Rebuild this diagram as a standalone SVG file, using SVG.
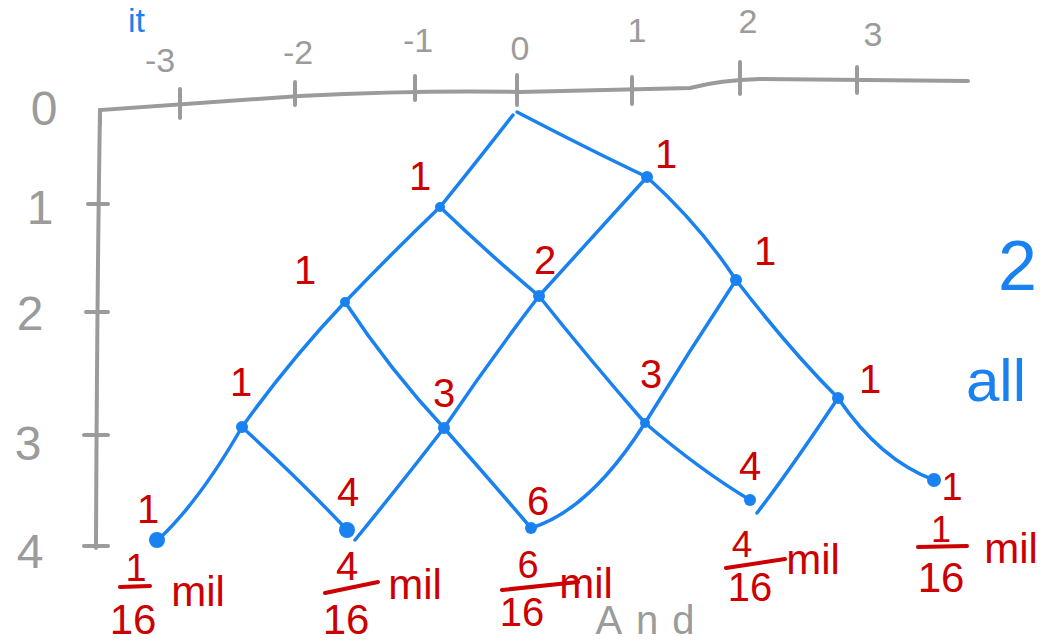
<svg xmlns="http://www.w3.org/2000/svg" width="1042" height="642" viewBox="0 0 1042 642">
<style>
.ax{fill:none;stroke:#9b9b9b;stroke-width:4;stroke-linecap:round}
.axt{font-family:"Liberation Sans",sans-serif;fill:#9b9b9b;font-size:34px;text-anchor:middle}
.axl{font-family:"Liberation Sans",sans-serif;fill:#9b9b9b;font-size:48px;text-anchor:middle}
.e{fill:none;stroke:#1a82f0;stroke-width:3.5;stroke-linecap:round}
.dot{fill:#1a82f0}
.lb{font-family:"Liberation Sans",sans-serif;fill:#cc0000;font-size:40px;text-anchor:middle}
.fn{font-family:"Liberation Sans",sans-serif;fill:#cc0000;font-size:42px;text-anchor:middle}
.fr{stroke:#cc0000;stroke-width:4;stroke-linecap:round}
.bl{font-family:"Liberation Sans",sans-serif;fill:#1a82f0;font-size:60px}
</style>
<rect width="1042" height="642" fill="#ffffff"/>
<g id="axes">
<path class="ax" d="M100,125 L100,110 Q200,103 300,96 Q420,90 520,92 Q600,90 690,88 Q720,80 760,79 L968,81"/>
<path class="ax" d="M100,110 Q97,300 96,548"/>
<path class="ax" d="M180,89 V118 M295,82 V105 M415,76 V100 M517,75 V105 M632,77 V104 M740,62 V94 M857,67 V93"/>
<path class="ax" d="M88,204 H108 M86,312 H108 M84,435 H108 M84,546 H108"/>
<text class="axt" x="160" y="72">-3</text>
<text class="axt" x="298" y="64">-2</text>
<text class="axt" x="418" y="52">-1</text>
<text class="axt" x="520" y="60">0</text>
<text class="axt" x="637" y="42">1</text>
<text class="axt" x="748" y="33">2</text>
<text class="axt" x="873" y="46">3</text>
<text class="axl" x="44" y="125">0</text>
<text class="axl" x="40" y="224">1</text>
<text class="axl" x="30" y="330">2</text>
<text class="axl" x="28" y="460">3</text>
<text class="axl" x="30" y="568">4</text>
</g>
<g id="connectors">
<path class="e" d="M513,115 Q470,170 440,207"/>
<path class="e" d="M517,112 Q590,150 647,177"/>
<path class="e" d="M440,207 Q390,255 345,302"/>
<path class="e" d="M440,207 Q490,255 539,296"/>
<path class="e" d="M647,177 Q590,240 539,296"/>
<path class="e" d="M647,177 Q700,225 736,280"/>
<path class="e" d="M345,302 Q290,360 242,427"/>
<path class="e" d="M345,302 Q390,370 444,428"/>
<path class="e" d="M539,296 Q490,360 444,428"/>
<path class="e" d="M539,296 Q590,360 645,423"/>
<path class="e" d="M736,280 Q690,350 645,423"/>
<path class="e" d="M736,280 Q790,350 838,398"/>
<path class="e" d="M242,427 Q200,500 160,538"/>
<path class="e" d="M242,427 Q300,480 347,530"/>
<path class="e" d="M444,428 Q400,485 355,540"/>
<path class="e" d="M444,428 Q490,480 531,528"/>
<path class="e" d="M645,423 Q590,510 531,528"/>
<path class="e" d="M645,423 Q700,470 750,500"/>
<path class="e" d="M838,398 Q790,470 757,513"/>
<path class="e" d="M838,398 Q880,460 934,480"/>
</g>
<g id="n1a"><circle class="dot" cx="440" cy="207" r="5"/><text class="lb" x="420" y="190">1</text></g>
<g id="n1b"><circle class="dot" cx="647" cy="177" r="6"/><text class="lb" x="666" y="168">1</text></g>
<g id="n2a"><circle class="dot" cx="345" cy="302" r="5"/><text class="lb" x="305" y="284">1</text></g>
<g id="n2b"><circle class="dot" cx="539" cy="296" r="6"/><text class="lb" x="545" y="274">2</text></g>
<g id="n2c"><circle class="dot" cx="736" cy="280" r="6"/><text class="lb" x="765" y="265">1</text></g>
<g id="n3a"><circle class="dot" cx="242" cy="427" r="6"/><text class="lb" x="241" y="396">1</text></g>
<g id="n3b"><circle class="dot" cx="444" cy="428" r="6"/><text class="lb" x="444" y="407">3</text></g>
<g id="n3c"><circle class="dot" cx="645" cy="423" r="5"/><text class="lb" x="651" y="388">3</text></g>
<g id="n3d"><circle class="dot" cx="838" cy="398" r="6"/><text class="lb" x="870" y="393">1</text></g>
<g id="n4a"><circle class="dot" cx="157" cy="540" r="8"/><text class="lb" x="148" y="523">1</text>
<line class="fr" x1="120" y1="587" x2="150" y2="586"/><text class="fn" x="136" y="581" style="font-size:38px">1</text><text class="fn" x="133" y="634">16</text><text class="fn" x="198" y="606">mil</text></g>
<g id="n4b"><circle class="dot" cx="347" cy="530" r="8"/><text class="lb" x="348" y="506">4</text>
<line class="fr" x1="325" y1="593" x2="378" y2="582"/><text class="fn" x="347" y="580" style="font-size:40px">4</text><text class="fn" x="346" y="634">16</text><text class="fn" x="415" y="599">mil</text></g>
<g id="n4c"><circle class="dot" cx="531" cy="528" r="6"/><text class="lb" x="538" y="515">6</text>
<line class="fr" x1="502" y1="590" x2="578" y2="582"/><text class="fn" x="528" y="578" style="font-size:38px">6</text><text class="fn" x="522" y="626" style="font-size:40px">16</text><text class="fn" x="586" y="598">mil</text></g>
<g id="n4d"><circle class="dot" cx="750" cy="500" r="6"/><text class="lb" x="750" y="480">4</text>
<line class="fr" x1="726" y1="568" x2="785" y2="559"/><text class="fn" x="742" y="557" style="font-size:37px">4</text><text class="fn" x="750" y="601" style="font-size:40px">16</text><text class="fn" x="813" y="574">mil</text></g>
<g id="n4e"><circle class="dot" cx="934" cy="480" r="7"/><text class="lb" x="952" y="500" style="font-size:38px">1</text>
<line class="fr" x1="918" y1="547" x2="967" y2="546"/><text class="fn" x="941" y="542" style="font-size:36px">1</text><text class="fn" x="941" y="592" style="font-size:42px">16</text><text class="fn" x="1011" y="563">mil</text></g>
<g id="margin">
<text class="bl" x="128" y="32" style="font-size:34px">it</text>
<text class="bl" x="998" y="290" style="font-size:70px">2</text>
<text class="bl" x="966" y="401">all</text>
<text class="axt" x="652" y="634" style="font-size:40px;letter-spacing:14px">And</text>
</g>
</svg>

+ + + + + + +

_What this task involves_. Print the complete listing exactly, apart from any pictures.

_Expected answer_.
Rebuild this diagram as a standalone SVG file, using SVG.
<svg xmlns="http://www.w3.org/2000/svg" width="1042" height="642" viewBox="0 0 1042 642">
<style>
.ax{fill:none;stroke:#9b9b9b;stroke-width:4;stroke-linecap:round}
.axt{font-family:"Liberation Sans",sans-serif;fill:#9b9b9b;font-size:34px;text-anchor:middle}
.axl{font-family:"Liberation Sans",sans-serif;fill:#9b9b9b;font-size:48px;text-anchor:middle}
.e{fill:none;stroke:#1a82f0;stroke-width:3.5;stroke-linecap:round}
.dot{fill:#1a82f0}
.lb{font-family:"Liberation Sans",sans-serif;fill:#cc0000;font-size:40px;text-anchor:middle}
.fn{font-family:"Liberation Sans",sans-serif;fill:#cc0000;font-size:42px;text-anchor:middle}
.fr{stroke:#cc0000;stroke-width:4;stroke-linecap:round}
.bl{font-family:"Liberation Sans",sans-serif;fill:#1a82f0;font-size:60px}
</style>
<rect width="1042" height="642" fill="#ffffff"/>
<g id="axes">
<path class="ax" d="M100,125 L100,110 Q200,103 300,96 Q420,90 520,92 Q600,90 690,88 Q720,80 760,79 L968,81"/>
<path class="ax" d="M100,110 Q97,300 96,548"/>
<path class="ax" d="M180,89 V118 M295,82 V105 M415,76 V100 M517,75 V105 M632,77 V104 M740,62 V94 M857,67 V93"/>
<path class="ax" d="M88,204 H108 M86,312 H108 M84,435 H108 M84,546 H108"/>
<text class="axt" x="160" y="72">-3</text>
<text class="axt" x="298" y="64">-2</text>
<text class="axt" x="418" y="52">-1</text>
<text class="axt" x="520" y="60">0</text>
<text class="axt" x="637" y="42">1</text>
<text class="axt" x="748" y="33">2</text>
<text class="axt" x="873" y="46">3</text>
<text class="axl" x="44" y="125">0</text>
<text class="axl" x="40" y="224">1</text>
<text class="axl" x="30" y="330">2</text>
<text class="axl" x="28" y="460">3</text>
<text class="axl" x="30" y="568">4</text>
</g>
<g id="connectors">
<path class="e" d="M513,115 Q470,170 440,207"/>
<path class="e" d="M517,112 Q590,150 647,177"/>
<path class="e" d="M440,207 Q390,255 345,302"/>
<path class="e" d="M440,207 Q490,255 539,296"/>
<path class="e" d="M647,177 Q590,240 539,296"/>
<path class="e" d="M647,177 Q700,225 736,280"/>
<path class="e" d="M345,302 Q290,360 242,427"/>
<path class="e" d="M345,302 Q390,370 444,428"/>
<path class="e" d="M539,296 Q490,360 444,428"/>
<path class="e" d="M539,296 Q590,360 645,423"/>
<path class="e" d="M736,280 Q690,350 645,423"/>
<path class="e" d="M736,280 Q790,350 838,398"/>
<path class="e" d="M242,427 Q200,500 160,538"/>
<path class="e" d="M242,427 Q300,480 347,530"/>
<path class="e" d="M444,428 Q400,485 355,540"/>
<path class="e" d="M444,428 Q490,480 531,528"/>
<path class="e" d="M645,423 Q590,510 531,528"/>
<path class="e" d="M645,423 Q700,470 750,500"/>
<path class="e" d="M838,398 Q790,470 757,513"/>
<path class="e" d="M838,398 Q880,460 934,480"/>
</g>
<g id="n1a"><circle class="dot" cx="440" cy="207" r="5"/><text class="lb" x="420" y="190">1</text></g>
<g id="n1b"><circle class="dot" cx="647" cy="177" r="6"/><text class="lb" x="666" y="168">1</text></g>
<g id="n2a"><circle class="dot" cx="345" cy="302" r="5"/><text class="lb" x="305" y="284">1</text></g>
<g id="n2b"><circle class="dot" cx="539" cy="296" r="6"/><text class="lb" x="545" y="274">2</text></g>
<g id="n2c"><circle class="dot" cx="736" cy="280" r="6"/><text class="lb" x="765" y="265">1</text></g>
<g id="n3a"><circle class="dot" cx="242" cy="427" r="6"/><text class="lb" x="241" y="396">1</text></g>
<g id="n3b"><circle class="dot" cx="444" cy="428" r="6"/><text class="lb" x="444" y="407">3</text></g>
<g id="n3c"><circle class="dot" cx="645" cy="423" r="5"/><text class="lb" x="651" y="388">3</text></g>
<g id="n3d"><circle class="dot" cx="838" cy="398" r="6"/><text class="lb" x="870" y="393">1</text></g>
<g id="n4a"><circle class="dot" cx="157" cy="540" r="8"/><text class="lb" x="148" y="523">1</text>
<line class="fr" x1="120" y1="587" x2="150" y2="586"/><text class="fn" x="136" y="581" style="font-size:38px">1</text><text class="fn" x="133" y="634">16</text><text class="fn" x="198" y="606">mil</text></g>
<g id="n4b"><circle class="dot" cx="347" cy="530" r="8"/><text class="lb" x="348" y="506">4</text>
<line class="fr" x1="325" y1="593" x2="378" y2="582"/><text class="fn" x="347" y="580" style="font-size:40px">4</text><text class="fn" x="346" y="634">16</text><text class="fn" x="415" y="599">mil</text></g>
<g id="n4c"><circle class="dot" cx="531" cy="528" r="6"/><text class="lb" x="538" y="515">6</text>
<line class="fr" x1="502" y1="590" x2="578" y2="582"/><text class="fn" x="528" y="578" style="font-size:38px">6</text><text class="fn" x="522" y="626" style="font-size:40px">16</text><text class="fn" x="586" y="598">mil</text></g>
<g id="n4d"><circle class="dot" cx="750" cy="500" r="6"/><text class="lb" x="750" y="480">4</text>
<line class="fr" x1="726" y1="568" x2="785" y2="559"/><text class="fn" x="742" y="557" style="font-size:37px">4</text><text class="fn" x="750" y="601" style="font-size:40px">16</text><text class="fn" x="813" y="574">mil</text></g>
<g id="n4e"><circle class="dot" cx="934" cy="480" r="7"/><text class="lb" x="952" y="500" style="font-size:38px">1</text>
<line class="fr" x1="918" y1="547" x2="967" y2="546"/><text class="fn" x="941" y="542" style="font-size:36px">1</text><text class="fn" x="941" y="592" style="font-size:42px">16</text><text class="fn" x="1011" y="563">mil</text></g>
<g id="margin">
<text class="bl" x="128" y="32" style="font-size:34px">it</text>
<text class="bl" x="998" y="290" style="font-size:70px">2</text>
<text class="bl" x="966" y="401">all</text>
<text class="axt" x="652" y="634" style="font-size:40px;letter-spacing:14px">And</text>
</g>
</svg>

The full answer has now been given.